- **WHAT YOU ARE ASKED TO DO**: Gather all lines from the material that contain "this".

[Source code of charts]
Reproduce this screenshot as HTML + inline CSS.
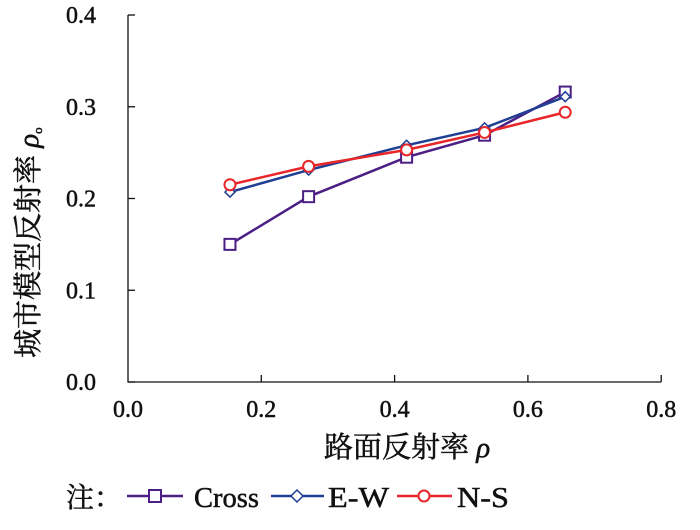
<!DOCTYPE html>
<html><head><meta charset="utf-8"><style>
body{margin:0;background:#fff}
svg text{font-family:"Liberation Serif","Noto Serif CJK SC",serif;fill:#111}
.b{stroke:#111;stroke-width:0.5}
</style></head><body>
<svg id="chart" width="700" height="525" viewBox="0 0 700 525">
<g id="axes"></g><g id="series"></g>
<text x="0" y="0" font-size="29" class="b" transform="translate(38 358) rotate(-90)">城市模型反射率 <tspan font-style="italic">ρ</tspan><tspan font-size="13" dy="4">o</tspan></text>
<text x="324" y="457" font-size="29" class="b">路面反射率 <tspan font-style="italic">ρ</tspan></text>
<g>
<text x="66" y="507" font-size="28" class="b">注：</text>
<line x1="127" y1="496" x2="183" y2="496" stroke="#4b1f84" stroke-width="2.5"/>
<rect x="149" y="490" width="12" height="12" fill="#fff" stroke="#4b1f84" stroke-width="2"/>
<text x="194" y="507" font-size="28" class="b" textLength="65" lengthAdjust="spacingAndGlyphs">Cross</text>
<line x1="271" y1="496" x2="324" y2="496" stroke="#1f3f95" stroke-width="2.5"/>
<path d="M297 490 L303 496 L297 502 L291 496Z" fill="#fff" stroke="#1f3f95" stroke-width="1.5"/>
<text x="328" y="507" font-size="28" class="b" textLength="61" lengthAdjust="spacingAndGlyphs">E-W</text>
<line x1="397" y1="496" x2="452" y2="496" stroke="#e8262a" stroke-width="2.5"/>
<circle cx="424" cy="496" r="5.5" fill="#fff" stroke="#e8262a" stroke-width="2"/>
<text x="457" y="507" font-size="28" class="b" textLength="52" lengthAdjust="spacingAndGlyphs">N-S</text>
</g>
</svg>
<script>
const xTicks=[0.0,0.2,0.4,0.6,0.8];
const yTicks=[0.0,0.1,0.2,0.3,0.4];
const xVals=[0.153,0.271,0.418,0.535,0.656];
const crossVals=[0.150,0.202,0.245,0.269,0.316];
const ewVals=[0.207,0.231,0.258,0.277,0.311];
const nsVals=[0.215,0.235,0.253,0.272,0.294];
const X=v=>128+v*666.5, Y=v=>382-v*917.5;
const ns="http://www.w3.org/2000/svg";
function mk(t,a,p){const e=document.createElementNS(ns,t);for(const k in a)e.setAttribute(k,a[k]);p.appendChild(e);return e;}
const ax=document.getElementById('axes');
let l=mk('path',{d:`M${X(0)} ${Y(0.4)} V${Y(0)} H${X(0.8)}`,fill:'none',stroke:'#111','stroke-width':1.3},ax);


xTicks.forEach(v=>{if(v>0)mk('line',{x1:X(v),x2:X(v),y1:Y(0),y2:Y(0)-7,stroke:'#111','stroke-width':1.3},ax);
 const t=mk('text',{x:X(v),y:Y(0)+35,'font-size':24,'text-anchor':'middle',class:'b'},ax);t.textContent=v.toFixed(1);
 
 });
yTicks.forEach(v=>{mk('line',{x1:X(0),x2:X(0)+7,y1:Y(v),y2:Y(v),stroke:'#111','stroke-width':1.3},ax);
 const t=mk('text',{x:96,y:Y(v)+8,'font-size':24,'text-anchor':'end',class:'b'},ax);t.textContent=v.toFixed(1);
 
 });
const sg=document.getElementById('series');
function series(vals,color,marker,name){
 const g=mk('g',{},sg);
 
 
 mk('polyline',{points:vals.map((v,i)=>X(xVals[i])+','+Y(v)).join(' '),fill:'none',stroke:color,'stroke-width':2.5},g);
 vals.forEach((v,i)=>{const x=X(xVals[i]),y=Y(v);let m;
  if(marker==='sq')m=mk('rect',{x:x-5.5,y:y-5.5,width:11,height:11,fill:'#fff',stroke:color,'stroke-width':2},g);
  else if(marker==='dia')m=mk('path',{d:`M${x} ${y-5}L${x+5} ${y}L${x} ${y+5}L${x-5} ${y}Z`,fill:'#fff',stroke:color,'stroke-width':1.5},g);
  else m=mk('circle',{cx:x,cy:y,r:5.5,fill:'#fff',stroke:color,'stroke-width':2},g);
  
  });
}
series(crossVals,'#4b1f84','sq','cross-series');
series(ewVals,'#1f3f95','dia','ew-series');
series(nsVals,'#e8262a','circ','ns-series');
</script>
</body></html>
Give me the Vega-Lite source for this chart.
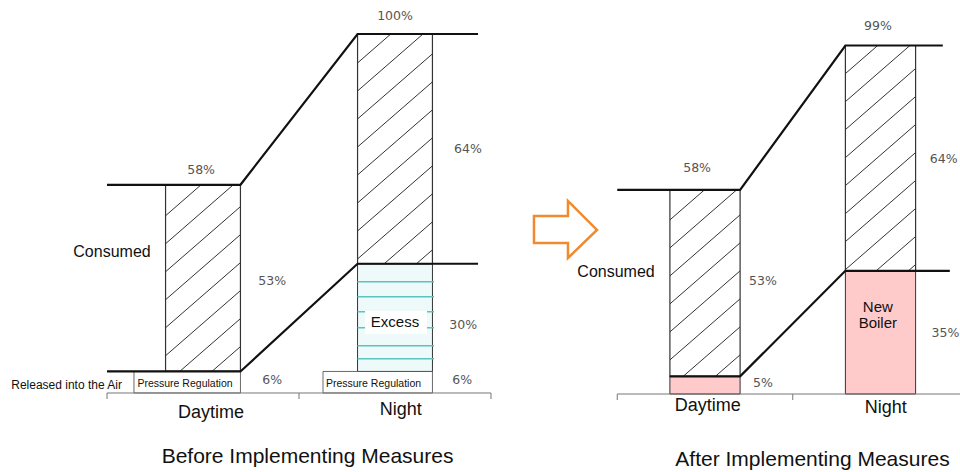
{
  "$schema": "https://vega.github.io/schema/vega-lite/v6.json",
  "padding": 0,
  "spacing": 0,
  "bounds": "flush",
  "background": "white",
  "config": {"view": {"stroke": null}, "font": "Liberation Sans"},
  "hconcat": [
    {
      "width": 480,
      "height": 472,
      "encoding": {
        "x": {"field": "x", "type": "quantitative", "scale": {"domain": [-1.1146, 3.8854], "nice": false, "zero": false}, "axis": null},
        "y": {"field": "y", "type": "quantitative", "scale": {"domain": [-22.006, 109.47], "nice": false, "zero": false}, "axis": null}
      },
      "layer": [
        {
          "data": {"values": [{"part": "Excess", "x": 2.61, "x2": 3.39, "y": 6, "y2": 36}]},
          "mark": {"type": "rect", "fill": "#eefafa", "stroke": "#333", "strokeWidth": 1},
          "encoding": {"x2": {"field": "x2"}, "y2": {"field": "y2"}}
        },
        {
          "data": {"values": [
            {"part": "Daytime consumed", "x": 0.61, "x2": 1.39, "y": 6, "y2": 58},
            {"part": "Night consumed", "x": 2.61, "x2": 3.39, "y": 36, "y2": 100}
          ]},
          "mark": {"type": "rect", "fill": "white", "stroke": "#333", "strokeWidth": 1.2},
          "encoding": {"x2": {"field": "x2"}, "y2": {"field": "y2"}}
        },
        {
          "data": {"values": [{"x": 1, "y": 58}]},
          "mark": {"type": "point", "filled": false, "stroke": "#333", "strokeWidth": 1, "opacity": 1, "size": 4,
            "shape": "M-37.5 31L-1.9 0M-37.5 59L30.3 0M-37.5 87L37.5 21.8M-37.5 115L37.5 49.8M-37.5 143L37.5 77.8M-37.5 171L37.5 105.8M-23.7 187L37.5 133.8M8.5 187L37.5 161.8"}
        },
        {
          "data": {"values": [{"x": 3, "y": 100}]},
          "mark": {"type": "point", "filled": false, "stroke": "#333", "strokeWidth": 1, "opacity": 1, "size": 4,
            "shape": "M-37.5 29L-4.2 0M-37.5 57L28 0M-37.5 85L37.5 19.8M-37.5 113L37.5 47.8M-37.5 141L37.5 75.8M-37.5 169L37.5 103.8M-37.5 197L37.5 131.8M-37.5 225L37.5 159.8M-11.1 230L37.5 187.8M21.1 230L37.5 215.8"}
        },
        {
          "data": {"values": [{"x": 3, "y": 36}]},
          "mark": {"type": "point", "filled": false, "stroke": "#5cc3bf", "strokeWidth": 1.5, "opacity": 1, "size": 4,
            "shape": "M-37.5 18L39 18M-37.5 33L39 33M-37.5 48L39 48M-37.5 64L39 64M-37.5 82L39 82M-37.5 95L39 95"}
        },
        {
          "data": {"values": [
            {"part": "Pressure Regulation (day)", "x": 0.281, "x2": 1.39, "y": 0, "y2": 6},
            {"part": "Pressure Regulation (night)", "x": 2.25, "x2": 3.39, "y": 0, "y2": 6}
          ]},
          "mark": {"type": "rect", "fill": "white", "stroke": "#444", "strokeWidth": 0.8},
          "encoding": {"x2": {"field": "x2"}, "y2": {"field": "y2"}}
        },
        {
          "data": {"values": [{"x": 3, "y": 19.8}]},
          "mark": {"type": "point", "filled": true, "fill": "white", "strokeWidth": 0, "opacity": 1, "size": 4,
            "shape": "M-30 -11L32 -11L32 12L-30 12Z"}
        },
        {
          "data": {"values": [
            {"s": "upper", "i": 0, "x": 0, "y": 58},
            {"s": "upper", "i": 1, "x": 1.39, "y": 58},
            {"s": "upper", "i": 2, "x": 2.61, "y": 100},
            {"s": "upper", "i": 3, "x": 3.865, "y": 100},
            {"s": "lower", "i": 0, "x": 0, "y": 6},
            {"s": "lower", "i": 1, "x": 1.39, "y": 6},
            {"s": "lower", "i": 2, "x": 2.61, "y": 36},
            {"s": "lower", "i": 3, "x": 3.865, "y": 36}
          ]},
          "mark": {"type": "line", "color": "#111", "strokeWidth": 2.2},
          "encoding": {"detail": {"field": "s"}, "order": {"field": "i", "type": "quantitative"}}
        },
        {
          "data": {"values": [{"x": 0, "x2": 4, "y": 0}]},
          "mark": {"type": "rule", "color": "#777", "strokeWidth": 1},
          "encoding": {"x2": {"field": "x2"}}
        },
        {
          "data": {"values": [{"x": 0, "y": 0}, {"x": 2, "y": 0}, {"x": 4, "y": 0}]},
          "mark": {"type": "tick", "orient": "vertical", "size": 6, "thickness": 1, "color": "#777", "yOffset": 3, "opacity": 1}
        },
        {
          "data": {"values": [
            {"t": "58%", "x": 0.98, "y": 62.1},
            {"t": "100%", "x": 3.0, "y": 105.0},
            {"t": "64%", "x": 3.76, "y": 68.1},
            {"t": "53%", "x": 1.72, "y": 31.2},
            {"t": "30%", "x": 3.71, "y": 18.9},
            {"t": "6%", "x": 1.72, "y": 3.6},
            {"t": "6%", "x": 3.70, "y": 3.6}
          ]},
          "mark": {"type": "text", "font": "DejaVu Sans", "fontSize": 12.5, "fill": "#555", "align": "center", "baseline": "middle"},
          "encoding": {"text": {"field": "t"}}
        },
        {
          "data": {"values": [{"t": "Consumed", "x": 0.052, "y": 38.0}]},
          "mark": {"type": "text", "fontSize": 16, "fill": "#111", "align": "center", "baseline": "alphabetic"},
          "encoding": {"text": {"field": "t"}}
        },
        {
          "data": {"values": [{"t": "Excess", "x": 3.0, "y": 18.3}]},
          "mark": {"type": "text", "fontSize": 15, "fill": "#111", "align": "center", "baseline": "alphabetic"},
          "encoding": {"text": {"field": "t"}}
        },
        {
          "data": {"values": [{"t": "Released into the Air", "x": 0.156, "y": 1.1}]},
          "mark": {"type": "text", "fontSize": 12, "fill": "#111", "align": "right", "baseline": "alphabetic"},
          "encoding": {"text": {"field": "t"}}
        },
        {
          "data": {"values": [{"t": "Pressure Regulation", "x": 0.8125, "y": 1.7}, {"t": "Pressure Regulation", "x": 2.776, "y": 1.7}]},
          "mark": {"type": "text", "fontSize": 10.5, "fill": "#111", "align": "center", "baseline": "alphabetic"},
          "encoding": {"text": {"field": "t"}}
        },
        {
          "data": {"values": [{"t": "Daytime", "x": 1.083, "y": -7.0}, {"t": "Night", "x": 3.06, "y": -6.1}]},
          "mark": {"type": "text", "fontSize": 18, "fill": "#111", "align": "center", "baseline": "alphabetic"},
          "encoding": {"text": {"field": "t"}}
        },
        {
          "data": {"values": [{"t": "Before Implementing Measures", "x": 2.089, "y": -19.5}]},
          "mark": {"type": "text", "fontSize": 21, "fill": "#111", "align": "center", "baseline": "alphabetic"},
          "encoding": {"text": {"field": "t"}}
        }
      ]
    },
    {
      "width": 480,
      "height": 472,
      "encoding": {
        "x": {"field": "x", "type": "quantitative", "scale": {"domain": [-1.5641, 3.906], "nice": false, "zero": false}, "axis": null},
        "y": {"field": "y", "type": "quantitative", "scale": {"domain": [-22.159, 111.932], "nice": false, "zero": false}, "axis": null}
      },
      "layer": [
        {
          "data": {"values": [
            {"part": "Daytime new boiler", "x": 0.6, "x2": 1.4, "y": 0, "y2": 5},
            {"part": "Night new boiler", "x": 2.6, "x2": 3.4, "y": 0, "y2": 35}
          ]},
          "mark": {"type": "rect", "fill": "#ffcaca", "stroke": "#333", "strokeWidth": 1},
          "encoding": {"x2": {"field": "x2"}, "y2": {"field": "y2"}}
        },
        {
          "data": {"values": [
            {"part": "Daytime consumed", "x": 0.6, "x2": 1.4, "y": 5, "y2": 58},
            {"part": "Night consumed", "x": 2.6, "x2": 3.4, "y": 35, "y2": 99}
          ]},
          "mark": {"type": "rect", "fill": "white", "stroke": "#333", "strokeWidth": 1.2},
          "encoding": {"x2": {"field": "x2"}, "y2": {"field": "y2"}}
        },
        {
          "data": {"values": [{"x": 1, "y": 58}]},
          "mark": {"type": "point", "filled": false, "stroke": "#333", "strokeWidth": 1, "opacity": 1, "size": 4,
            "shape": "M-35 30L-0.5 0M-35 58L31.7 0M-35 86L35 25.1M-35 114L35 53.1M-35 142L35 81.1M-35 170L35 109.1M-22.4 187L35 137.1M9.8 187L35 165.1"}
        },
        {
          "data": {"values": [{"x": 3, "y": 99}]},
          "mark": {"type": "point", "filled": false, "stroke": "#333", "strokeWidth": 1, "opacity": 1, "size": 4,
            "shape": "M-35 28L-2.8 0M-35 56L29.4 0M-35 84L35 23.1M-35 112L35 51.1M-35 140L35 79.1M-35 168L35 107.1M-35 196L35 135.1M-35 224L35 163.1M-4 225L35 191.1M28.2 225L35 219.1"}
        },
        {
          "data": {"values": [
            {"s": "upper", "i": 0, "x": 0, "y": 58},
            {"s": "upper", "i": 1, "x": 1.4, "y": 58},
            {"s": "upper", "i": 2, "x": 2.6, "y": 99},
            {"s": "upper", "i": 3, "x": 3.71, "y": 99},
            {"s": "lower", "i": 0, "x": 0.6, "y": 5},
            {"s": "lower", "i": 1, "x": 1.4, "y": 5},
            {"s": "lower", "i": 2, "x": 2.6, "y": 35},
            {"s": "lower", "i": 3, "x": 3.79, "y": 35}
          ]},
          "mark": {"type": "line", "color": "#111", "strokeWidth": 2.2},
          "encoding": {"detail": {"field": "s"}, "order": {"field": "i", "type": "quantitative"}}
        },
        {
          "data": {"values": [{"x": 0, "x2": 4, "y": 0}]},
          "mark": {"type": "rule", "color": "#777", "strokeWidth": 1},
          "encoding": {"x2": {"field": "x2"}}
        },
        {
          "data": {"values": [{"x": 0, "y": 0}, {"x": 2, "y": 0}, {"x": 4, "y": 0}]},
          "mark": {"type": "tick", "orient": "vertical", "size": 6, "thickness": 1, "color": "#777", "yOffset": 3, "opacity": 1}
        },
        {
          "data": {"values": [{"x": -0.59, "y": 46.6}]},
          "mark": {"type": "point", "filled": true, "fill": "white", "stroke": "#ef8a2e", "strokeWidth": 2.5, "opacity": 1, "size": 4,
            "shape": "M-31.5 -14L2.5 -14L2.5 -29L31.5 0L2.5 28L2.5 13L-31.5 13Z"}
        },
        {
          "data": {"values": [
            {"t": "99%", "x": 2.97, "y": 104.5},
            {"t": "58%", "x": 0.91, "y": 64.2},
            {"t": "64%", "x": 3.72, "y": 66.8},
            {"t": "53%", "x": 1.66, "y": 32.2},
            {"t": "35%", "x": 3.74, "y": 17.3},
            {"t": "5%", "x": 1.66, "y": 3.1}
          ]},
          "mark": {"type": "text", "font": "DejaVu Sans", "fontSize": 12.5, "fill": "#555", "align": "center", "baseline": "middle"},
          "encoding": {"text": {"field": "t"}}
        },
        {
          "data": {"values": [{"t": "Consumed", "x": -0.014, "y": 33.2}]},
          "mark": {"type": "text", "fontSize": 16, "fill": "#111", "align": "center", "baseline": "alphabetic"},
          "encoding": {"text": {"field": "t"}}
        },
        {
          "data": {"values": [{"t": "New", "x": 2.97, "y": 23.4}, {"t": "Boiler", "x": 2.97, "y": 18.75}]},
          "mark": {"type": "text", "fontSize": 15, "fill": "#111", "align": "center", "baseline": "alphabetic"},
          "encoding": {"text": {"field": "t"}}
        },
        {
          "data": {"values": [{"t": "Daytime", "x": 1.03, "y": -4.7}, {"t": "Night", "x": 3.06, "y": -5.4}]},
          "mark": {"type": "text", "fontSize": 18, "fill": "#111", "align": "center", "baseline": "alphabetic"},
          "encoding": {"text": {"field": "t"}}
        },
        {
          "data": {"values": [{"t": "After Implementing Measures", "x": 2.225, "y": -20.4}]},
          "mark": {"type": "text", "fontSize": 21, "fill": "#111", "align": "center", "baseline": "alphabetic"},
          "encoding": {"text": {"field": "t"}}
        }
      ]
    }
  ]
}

- **RESPONSE**:
Reproduce this screenshot as HTML + inline CSS.
Give me the Vega-Lite source for this chart.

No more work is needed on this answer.